Yes, that’s exactly right. I do not know what I want the drawing to look like. Not quite like fauvism, though influenced by it. I use the color very arbitrarily and that part goes really well. The color decisions just arise naturally even though they are exaggerations. It’s the drawing that puzzles me because I am sometimes trying to sort out difficult drawing issues (like foreshortening) but I’m also sitting there just asking myself “what is it about this pose, this face, this image that I find intriguing?” The answers to that question can be very particular — sometimes it’s one small feature that I’ll find most interesting. I am trying to think of the thing as a whole, as a picture rather than as a portrait while caught up in intriguing parts. I have no method, just drawing features as they catch my attention, scribbling ideas to ask myself initial questions like where on the page do I situate this head and how big should it be, how much of the neck and shoulders should it include …
Matisse and Diebenkorn are more classicist than mine because in both cases they generalize and simplify and in their way they idealize the face. Classicism has come to mean “realism” for a lot of artists, but looking at the Greek golden age sculptors one finds that it’s closer in intent to simplification and idealism. Both Matisse and Diebenkorn (in these works) have dismissed much of the particularity of the face. I feel sometimes that my drawings were too immersed in particulars, too descriptive even if they’ve gone off the rails with exaggeration ….
Unpeeling is a good word. There’s something that I’m trying to find under many layers of indecision and “what if.” It’s interesting. Yesterday was frustrating, but then we’ve had rain for several soggy days in succession. I’m not sure if it was the toil of drawing or the incessant gloomy weather that prompted today’s mulling. And it’s still raining …. ugh.
I applaud your courage for digging deep and doing all that unpeeling….far more courageous than I could be. Perhaps rather than Fauvism, you are bring about”Kuschanism” unwrapping, peeling back and rediscovering what art is to you. 🙂 it has quite raining for now and the sun is trying to come out, I have this urge to go plein air painting! ugh….like chasing a butterfly! fleeting and gone…..sigh
Kind words. I hope it’s some brand of courage. Sometimes it feels like I’m chasing the will o’the wisp. And that the will o’the wisp is winning!
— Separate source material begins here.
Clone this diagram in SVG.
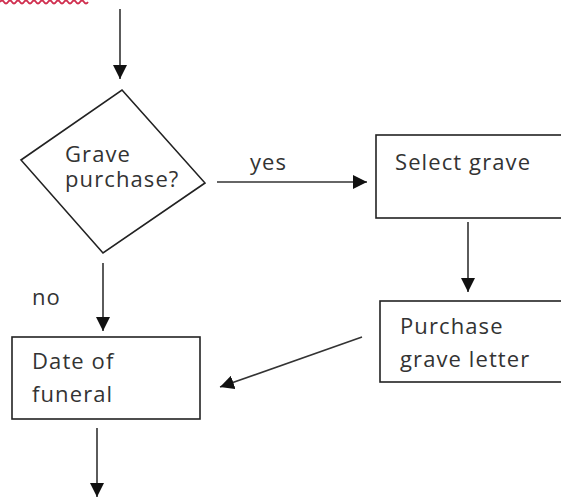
<svg xmlns="http://www.w3.org/2000/svg" width="561" height="497" viewBox="0 0 561 497">
<defs>
<style>
.shape{fill:#fff;stroke:#222;stroke-width:1.6}
.conn{stroke:#333;stroke-width:1.6;fill:none}
.t{font-family:"Open Sans","DejaVu Sans",sans-serif;font-size:22px;letter-spacing:1.1px;fill:#333}
</style>
<marker id="ah" markerUnits="userSpaceOnUse" markerWidth="14" markerHeight="14" viewBox="0 0 14 14" refX="14" refY="7" orient="auto">
<path d="M0,0 L14,7 L0,14 Z" fill="#111"/>
</marker>
</defs>
<rect width="561" height="497" fill="#fff"/>
<path d="M0,2 q2,-3 4,0 t4,0 t4,0 t4,0 t4,0 t4,0 t4,0 t4,0 t4,0 t4,0 t4,0 t4,0 t4,0 t4,0 t4,0 t4,0 t4,0 t4,0 t4,0 t4,0 t4,0 t4,0" fill="none" stroke="#d03050" stroke-width="1.8"/>
<g id="connectors">
<line class="conn" x1="120" y1="9" x2="120" y2="79" marker-end="url(#ah)"/>
<line class="conn" x1="217" y1="182" x2="367" y2="182" marker-end="url(#ah)"/>
<line class="conn" x1="468" y1="222" x2="468" y2="292" marker-end="url(#ah)"/>
<line class="conn" x1="103" y1="263" x2="103" y2="331" marker-end="url(#ah)"/>
<line class="conn" x1="362" y1="337" x2="220" y2="387" marker-end="url(#ah)"/>
<line class="conn" x1="97" y1="428" x2="97" y2="497" marker-end="url(#ah)"/>
<text class="t" x="250" y="170">yes</text>
<text class="t" x="32" y="305">no</text>
</g>
<g id="decision">
<polygon class="shape" points="122,90 205,183 103,253 21,160"/>
<text class="t" x="65" y="162">Grave</text>
<text class="t" x="65" y="187">purchase?</text>
</g>
<g id="select-grave">
<rect class="shape" x="376" y="135" width="200" height="83"/>
<text class="t" x="395" y="170">Select grave</text>
</g>
<g id="purchase-letter">
<rect class="shape" x="380" y="301" width="200" height="81"/>
<text class="t" x="400" y="334">Purchase</text>
<text class="t" x="400" y="367">grave letter</text>
</g>
<g id="date-funeral">
<rect class="shape" x="12" y="337" width="188" height="82"/>
<text class="t" x="32" y="369">Date of</text>
<text class="t" x="32" y="402">funeral</text>
</g>
</svg>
It always feels that way in the heat of the battle, remember that! 🙂
Beautiful pastel drawing of the face – somehow conveys a sort of serenity. I too struggle often with breaking away from realism and stretching the colours and emphasis to make something that conveys more than just an image. It is the end of my comfort zone as far as painting is concerned. So hard to do something that expresses but is not gaudy or too naive. Thanks for posting!